Sie sieht aus, als hätte sie lange nichts gegessen und dazu noch großen Kummer, dachte Margret Pohl, die eine gute Menschenkenntnis besaß.
»Kommen Sie von weiter her?«, fragte sie beiläufig.
Ursula nickte. »Aus Braunschweig«, erwiderte sie leise.
»Wie sind Sie denn da auf die Sternseeklinik gekommen?«, fragte Margret Pahl verwundert.
»Ich habe eine Annonce in der Zeitung gelesen. Ich habe darauf geschrieben und bekam die Zusage für eine Probezeit.«
»Dr. Allard wird froh sein, wenn er eine zuverlässige Kraft findet. Wer geht denn schon freiwillig in eine so abgelegene Gegend. Ja, wenn man sie kennt, dann möchte man gar nicht wieder weg, aber die jungen Mädchen wünschen sich mehr Abwechslung, und die älteren haben meist ihr Zuhause und eine Wohnung, die sie nicht aufgeben wollen. Ich hoffe sehr, dass es Ihnen gefallen wird. Da sind wir nämlich schon.«
Sie hielt vor dem schmiedeeisernen Tor. Freundlich lächelnd reichte sie Ursula die Hand.
»Vielleicht besuchen Sie mich einmal im Margaretenheim, wenn Sie sich eingelebt haben. Ich würde mich freuen, Frau Amren.«
Sie ahnte nicht, wie viel Mut sie Ursula mit diesen herzlichen Worten gab.

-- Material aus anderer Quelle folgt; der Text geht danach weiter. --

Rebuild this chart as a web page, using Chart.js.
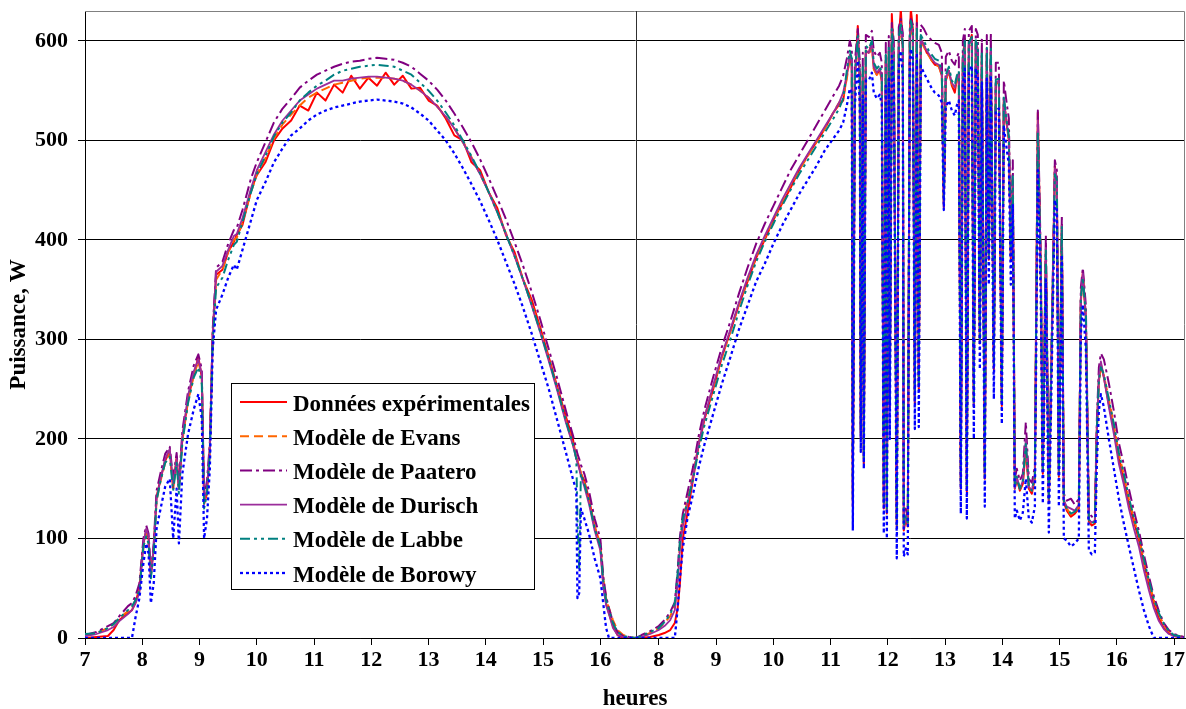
<!DOCTYPE html>
<html><head><meta charset="utf-8">
<script src="https://cdn.jsdelivr.net/npm/chart.js@4"></script>
<style>html,body{margin:0;padding:0;background:#fff}canvas{display:block}</style>
</head><body>
<canvas id="c" width="1186" height="709"></canvas>
<script>
// ---------- time grids (clock hours) ----------
const hoursDay1 = [7.0,7.2,7.4,7.5,7.6,7.75,7.82,7.88,7.95,8.02,8.07,8.11,8.15,8.2,8.25,8.32,8.4,8.48,8.54,8.6,8.64,8.7,8.8,8.9,8.98,9.04,9.08,9.13,9.18,9.23,9.29,9.4,9.5,9.6,9.65,9.75,9.9,10.0,10.15,10.3,10.45,10.6,10.75,10.9,11.05,11.2,11.35,11.5,11.65,11.8,11.95,12.1,12.25,12.4,12.55,12.7,12.85,13.0,13.15,13.3,13.45,13.6,13.75,13.9,14.05,14.2,14.35,14.5,14.65,14.8,14.95,15.1,15.25,15.4,15.52,15.58,15.6,15.63,15.66,15.72,15.8,15.9,16.0,16.05,16.1,16.15,16.22,16.3,16.4,16.5,16.62];
const hoursDay2 = [7.6,7.7,7.85,8.0,8.1,8.2,8.28,8.33,8.37,8.42,8.5,8.6,8.7,8.8,8.95,9.1,9.25,9.4,9.55,9.7,9.85,10.0,10.15,10.3,10.45,10.6,10.75,10.9,11.05,11.15,11.22,
11.284,11.336,11.371,11.389,11.424,11.476,11.511,11.528,11.563,11.581,
11.616,11.668,11.721,11.755,11.808,11.860,11.895,11.930,11.965,11.983,
12.017,12.035,12.070,12.105,12.157,12.192,12.227,12.262,12.279,12.314,
12.349,12.384,12.402,12.437,12.472,12.507,12.541,12.576,12.629,12.681,
12.716,12.769,12.821,12.891,12.943,12.978,13.013,13.066,13.118,13.170,
13.205,13.240,13.275,13.310,13.345,13.380,13.415,13.467,13.502,13.537,
13.572,13.607,13.642,13.694,13.729,13.764,13.799,13.852,13.886,13.939,
13.991,14.026,14.079,14.114,14.148,14.183,14.218,14.253,14.306,14.358,
14.410,14.463,14.515,14.568,14.620,14.672,14.707,14.760,14.812,14.865,
14.917,14.952,14.987,15.039,15.074,15.127,15.197,15.266,15.336,15.371,
15.406,15.459,15.511,15.563,15.616,15.651,15.686,15.721,15.773,15.860,
15.948,16.035,16.122,16.210,16.297,16.384,16.472,16.559,16.646,16.734,
16.821,16.908,16.996,17.170];
const DAY2_SHIFT = 9.02;      // day 2 placed after day 1 on the same axis
const SEPARATOR_HOUR = 16.62; // boundary between the two days

// ---------- axis ticks ----------
const xTickHoursDay1 = [7,8,9,10,11,12,13,14,15,16];
const xTickHoursDay2 = [8,9,10,11,12,13,14,15,16,17];
const xTickLabels = ['7','8','9','10','11','12','13','14','15','16','8','9','10','11','12','13','14','15','16','17'];
const yTickValues = [0,100,200,300,400,500,600];

// ---------- series : day 1 ----------
const expDay1 = [0,1,2,8,18,25,28,35,50,95,
108,100,62,90,142,160,178,188,150,182,
150,200,240,265,282,262,135,145,190,305,
365,370,388,398,405,415,450,465,478,500,
512,520,535,530,548,540,556,548,565,552,
563,555,568,556,565,552,553,540,535,522,
505,500,478,470,448,432,405,388,360,340,
312,282,252,222,200,180,178,172,165,158,
140,112,92,55,35,25,12,3,0,0,0];
const evansDay1 = [3,5,10,14,20,27,30,38,48,90,
105,95,70,88,138,158,176,186,152,178,
150,198,238,264,278,262,135,150,188,300,
360,370,388,400,402,418,448,466,482,502,
516,526,535,543,548,552,556,558,560,562,
563,563,563,562,560,556,550,543,534,524,
512,498,483,466,448,428,407,385,361,336,
309,280,250,218,195,182,178,172,166,156,
138,112,95,60,40,30,18,8,3,1,0];
const paateroDay1 = [3,6,12,15,22,32,35,42,55,100,
113,105,65,95,148,166,185,192,160,186,
155,208,248,274,285,270,140,158,196,310,
372,378,396,410,412,430,462,478,498,518,
532,542,553,560,566,570,574,577,579,580,
582,583,582,581,578,574,567,560,551,540,
527,513,498,481,462,442,421,398,374,348,
320,290,260,228,204,190,185,180,174,165,
148,120,100,62,42,30,16,6,2,1,0];
const durischDay1 = [2,4,8,11,17,24,28,35,45,95,
110,102,62,92,140,160,180,190,155,180,
150,202,244,268,280,265,138,150,192,305,
368,374,390,404,406,422,452,470,488,506,
520,530,540,546,552,556,560,560,562,563,
564,564,563,562,560,556,550,543,534,524,
512,498,482,466,448,428,406,384,360,334,
307,278,248,216,194,180,176,170,163,152,
135,108,88,52,33,24,10,3,1,0,0];
const labbeDay1 = [4,5,10,14,20,28,32,38,48,92,
102,95,60,85,138,158,176,182,148,176,
145,196,236,262,272,255,130,145,185,298,
352,362,380,395,398,418,448,466,484,504,
518,528,540,548,555,560,566,570,572,574,
575,576,575,574,570,566,558,550,540,528,
515,500,484,467,448,428,406,384,360,335,
308,280,250,218,195,180,120,70,165,155,
138,110,92,58,38,28,15,6,2,1,0];
const borowyDay1 = [0,0,0,0,0,0,0,20,40,75,
95,85,35,55,110,130,152,160,100,150,
95,165,205,230,245,220,100,120,170,290,
330,345,362,375,370,390,420,440,458,478,
492,505,512,520,526,530,533,535,537,539,
540,541,540,539,537,533,527,520,510,500,
487,472,456,439,420,400,378,356,332,306,
278,250,218,186,160,148,40,45,130,120,
105,80,60,35,10,0,0,0,0,0,0];

// ---------- series : day 2 ----------
const expDay2 = [0,0,1,3,5,8,15,30,55,100,125,160,195,220,250,282,308,335,358,382,400,420,436,452,470,485,498,512,528,536,540,
565,585,575,132,560,615,560,200,570,175,
590,588,598,572,566,572,560,130,580,125,
590,232,627,582,110,600,632,592,108,120,
112,602,632,612,235,626,250,602,596,588,
586,580,576,575,565,433,560,570,555,548,
562,567,150,582,602,147,596,606,232,600,
590,296,585,160,590,380,593,270,556,560,
233,540,515,500,381,460,150,160,148,155,
190,150,145,160,528,366,165,390,136,300,
474,460,162,415,136,128,122,125,130,340,
368,320,117,113,115,210,260,275,262,235,
210,180,160,136,117,99,75,54,35,20,
10,5,2,0];
const evansDay2 = [0,2,5,10,15,22,32,60,95,118,138,164,196,222,252,282,308,335,360,383,402,420,438,455,470,484,498,512,528,538,544,
562,582,575,140,560,600,562,205,570,180,
588,586,594,572,566,570,560,135,580,130,
588,236,610,582,115,598,615,590,112,122,
115,600,615,605,240,612,255,600,594,588,
585,580,577,574,566,436,562,568,557,552,
560,565,155,580,596,150,594,600,236,598,
590,300,585,163,588,384,590,274,558,558,
236,540,516,502,385,460,152,160,150,156,
192,152,147,162,515,368,168,390,138,302,
468,458,164,412,138,130,124,126,132,338,
364,322,119,115,117,208,258,272,264,240,
214,185,164,140,120,102,78,57,38,24,
13,7,3,1];
const paateroDay2 = [0,3,7,12,18,26,36,68,102,125,146,172,204,230,262,292,318,346,372,396,416,434,452,470,485,500,515,530,545,555,565,
582,600,592,145,578,612,580,212,588,186,
606,604,610,590,584,588,578,140,598,135,
605,245,618,600,120,614,622,608,118,130,
120,614,622,616,250,618,262,616,612,606,
604,600,598,596,588,450,584,590,580,576,
584,588,162,600,612,158,610,615,245,612,
606,310,602,170,606,396,608,284,578,578,
245,560,536,522,398,480,160,170,158,165,
217,160,156,172,530,380,176,405,146,314,
480,470,172,425,145,138,140,134,140,352,
372,334,126,122,124,220,272,286,280,256,
228,196,174,150,128,108,84,62,42,27,
15,8,4,1];
const durischDay2 = [0,1,4,8,12,18,28,55,90,112,134,162,196,222,254,284,310,337,362,385,404,422,440,456,472,486,500,514,528,538,548,
566,586,578,138,562,604,564,202,572,178,
590,588,598,574,568,572,562,134,582,128,
590,234,612,584,112,600,618,592,110,122,
114,602,618,608,238,614,252,602,596,590,
587,582,578,576,567,436,563,570,558,553,
562,567,152,582,598,149,596,602,234,600,
591,298,586,162,590,382,592,272,558,560,
235,541,516,502,383,462,150,162,150,158,
200,152,148,165,520,370,167,392,138,304,
472,462,165,414,138,132,130,128,134,342,
366,324,119,116,118,212,262,278,262,232,
205,175,154,130,110,92,68,48,30,17,
9,4,2,0];
const labbeDay2 = [0,2,6,10,16,24,35,65,98,120,136,160,190,214,244,274,300,328,354,378,398,416,434,450,466,480,494,508,522,532,542,
570,590,582,140,566,605,568,206,576,180,
595,592,600,578,572,576,566,136,586,130,
594,236,612,588,114,604,618,596,112,124,
116,606,620,610,240,614,254,606,600,594,
590,586,582,580,570,438,566,574,560,556,
565,570,154,585,600,150,598,604,236,602,
594,300,589,163,593,385,595,275,561,562,
236,544,518,504,385,464,152,162,150,158,
195,152,148,162,508,370,168,392,138,304,
466,460,164,414,138,130,125,127,132,340,
362,324,119,115,117,210,258,272,265,240,
215,186,165,141,121,103,79,58,39,25,
14,7,3,1];
const borowyDay2 = [0,0,0,0,0,0,0,30,60,90,120,145,172,195,225,255,282,310,334,358,376,396,414,430,446,460,474,490,502,510,518,
535,552,548,108,535,580,536,187,545,170,
560,560,568,548,542,546,536,105,555,100,
562,200,585,558,80,575,590,566,82,90,
84,576,592,582,210,588,212,575,568,562,
558,552,548,545,538,430,534,540,530,525,
535,540,125,555,572,120,568,575,200,572,
564,270,558,132,562,355,565,240,530,532,
215,515,490,476,355,435,120,128,118,126,
160,120,116,132,470,340,135,360,106,275,
440,430,132,385,100,98,92,95,100,305,
335,290,88,84,86,175,228,245,232,200,
170,140,115,92,70,48,28,12,0,0,
0,0,0,0];

// ---------- build ----------
const FONT = "'Liberation Serif', 'Times New Roman', serif";
function points(d1, d2) {
  const out = [];
  hoursDay1.forEach((h, i) => { if (d1[i] != null) out.push({x: h, y: d1[i]}); });
  hoursDay2.forEach((h, i) => { if (d2[i] != null) out.push({x: h + DAY2_SHIFT, y: d2[i]}); });
  return out;
}
const xTickPositions = xTickHoursDay1.concat(xTickHoursDay2.map(h => h + DAY2_SHIFT));

const datasets = [
  {label: 'Données expérimentales', data: points(expDay1, expDay2), borderColor: '#FF0000', borderDash: [], borderWidth: 2, order: 6},
  {label: 'Modèle de Evans', data: points(evansDay1, evansDay2), borderColor: '#FF6600', borderDash: [9,5], borderWidth: 2, order: 5},
  {label: 'Modèle de Paatero', data: points(paateroDay1, paateroDay2), borderColor: '#800080', borderDash: [12,4,3,4], borderWidth: 2, order: 4},
  {label: 'Modèle de Durisch', data: points(durischDay1, durischDay2), borderColor: '#9B2D9B', borderDash: [], borderWidth: 1.8, order: 3},
  {label: 'Modèle de Labbe', data: points(labbeDay1, labbeDay2), borderColor: '#008080', borderDash: [10,4,3,4,3,4], borderWidth: 2, order: 2},
  {label: 'Modèle de Borowy', data: points(borowyDay1, borowyDay2), borderColor: '#0000FF', borderDash: [3,3], borderWidth: 2.3, order: 1}
];
datasets.forEach(d => { d.pointRadius = 0; d.fill = false; d.tension = 0; d.borderJoinStyle = 'round'; });

const framePlugin = {
  id: 'frame',
  beforeDatasetsDraw(chart) {
    const {ctx, chartArea: a, scales} = chart;
    ctx.save();
    ctx.strokeStyle = '#808080'; ctx.lineWidth = 1;
    ctx.beginPath();
    ctx.moveTo(a.left, a.top + 0.5); ctx.lineTo(a.right - 0.5, a.top + 0.5); ctx.lineTo(a.right - 0.5, a.bottom);
    ctx.stroke();
    const sx = Math.round(scales.x.getPixelForValue(SEPARATOR_HOUR)) + 0.5;
    ctx.strokeStyle = '#303030';
    ctx.beginPath(); ctx.moveTo(sx, a.top); ctx.lineTo(sx, a.bottom); ctx.stroke();
    ctx.restore();
  }
};
const legendPlugin = {
  id: 'boxLegend',
  afterDatasetsDraw(chart) {
    const ctx = chart.ctx;
    const bx = 231.5, by = 383.5, bw = 303, bh = 206;
    ctx.save();
    ctx.fillStyle = '#fff'; ctx.fillRect(bx, by, bw, bh);
    ctx.strokeStyle = '#000'; ctx.lineWidth = 1; ctx.strokeRect(bx, by, bw, bh);
    chart.data.datasets.forEach((d, i) => {
      const y = 402 + i * 34.2;
      ctx.strokeStyle = d.borderColor; ctx.lineWidth = d.borderWidth;
      ctx.setLineDash(d.borderDash || []);
      ctx.beginPath(); ctx.moveTo(240, y); ctx.lineTo(287, y); ctx.stroke();
      ctx.setLineDash([]);
      ctx.fillStyle = '#000'; ctx.font = 'bold 23px ' + FONT;
      ctx.textBaseline = 'alphabetic'; ctx.textAlign = 'left';
      ctx.fillText(d.label, 293, y + 8.5);
    });
    ctx.restore();
  }
};

const tickFont = {family: FONT, size: 22, weight: 'bold'};
const titleFont = {family: FONT, size: 23, weight: 'bold', lineHeight: 0.85};
new Chart(document.getElementById('c'), {
  type: 'line',
  data: {datasets},
  options: {
    responsive: false, animation: false,
    layout: {padding: {top: 11, right: 1, left: 0, bottom: 0}},
    plugins: {legend: {display: false}, tooltip: {enabled: false}},
    scales: {
      x: {
        type: 'linear', min: 7, max: 26.21,
        afterBuildTicks: s => { s.ticks = xTickPositions.map(v => ({value: v})); },
        afterFit: s => { s.height = 71; s.paddingLeft = 0; s.paddingRight = 0; },
        ticks: {autoSkip: false, maxRotation: 0, minRotation: 0, padding: 2, color: '#000', font: tickFont,
                callback: (v, i) => xTickLabels[i]},
        grid: {display: true, drawOnChartArea: false, drawTicks: true, tickLength: 7, color: '#000', tickColor: '#000'},
        border: {display: true, color: '#000', width: 1},
        title: {display: true, text: 'heures', color: '#000', font: titleFont, padding: {top: 0, bottom: 0}}
      },
      y: {
        min: 0, max: 630,
        afterBuildTicks: s => { s.ticks = yTickValues.map(v => ({value: v})); },
        afterFit: s => { s.width = 85; s.paddingTop = 0; s.paddingBottom = 0; },
        ticks: {padding: 10, color: '#000', font: tickFont},
        grid: {color: '#000', lineWidth: 1, drawTicks: true, tickLength: 7, tickColor: '#000'},
        border: {display: true, color: '#000', width: 1},
        title: {display: true, text: 'Puissance, W', color: '#000', font: {family: FONT, size: 23, weight: 'bold'}, padding: {top: 5, bottom: 0}}
      }
    }
  },
  plugins: [framePlugin, legendPlugin]
});
</script>
</body></html>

»Vielen Dank. Ich werde Sie gern besuchen, Frau Pahl«, sagte Ursula. »Ich hoffe nur, dass Dr. Allard mit mir zufrieden ist.«
»Nur keine Bange. Einen netteren Chef kann man Ihnen nicht wünschen.«
*
Augenblicklich war Dr. Nicolas Allard nicht der Chef der Sternseeklinik, sondern nur glücklicher Vater und Ehemann.
Zärtlich betrachtete er seinen kleinen, drei Wochen alten Sohn.
»Mon petit«, sagte er zärtlich.
Sabine war so gerührt, dass sie ihm gleich einen Kuss geben musste.
Nicolas Allard legte seinen Arm um seine Frau.
»Geht es dir gut, mein Liebling?«, erkundigte er sich.
»Das fragst du mich heute schon zum dritten Mal, Nico. Ja, es geht mir gut. Es fehlt mir nichts zu meinem Glück.«
»Dann kann ich ja beruhigt an die Arbeit gehen. Hoffentlich erscheint die neue Krankenschwester heute. Schwester Selma kommt mit Dorle allein nicht aus.«
»Und hoffentlich ist es nicht wieder eine, die uns gleich weggeheiratet wird«, äußerte Sabine seufzend. Ihr Blick schweifte zum Fenster hinaus, und erschrocken drehte sie sich um. »Du, der Krankenwagen kommt!«
Er drückte ihr schnell einen Kuss auf die weichen Lippen.
»Da muss ich mich sputen«, erklärte er, warf seinem Söhnchen rasch noch einen Blick zu und verschwand.
»Siehst du, Spätzlein, dein Papi muss schon wieder fort«, sagte Sabine, das Händchen ihres Sohnes streichelnd. »Aber wir haben es doch gut. Wenn dir mal etwas fehlt, haben wir den besten Arzt im Haus.«
»Spätzlein«, der auf den Namen Alexander getauft werden sollte, weil Nicolas dagegen war, noch einen zweiten seines Namens in der Familie zu haben, nahm die Worte seiner jungen, schönen Mama nicht zur Kenntnis. Er schlief.
Sein Vater hatte es so eilig, in die Klinik zu kommen, dass er die junge Frau nicht bemerkte, die hinter dem Krankenwagen auftauchte.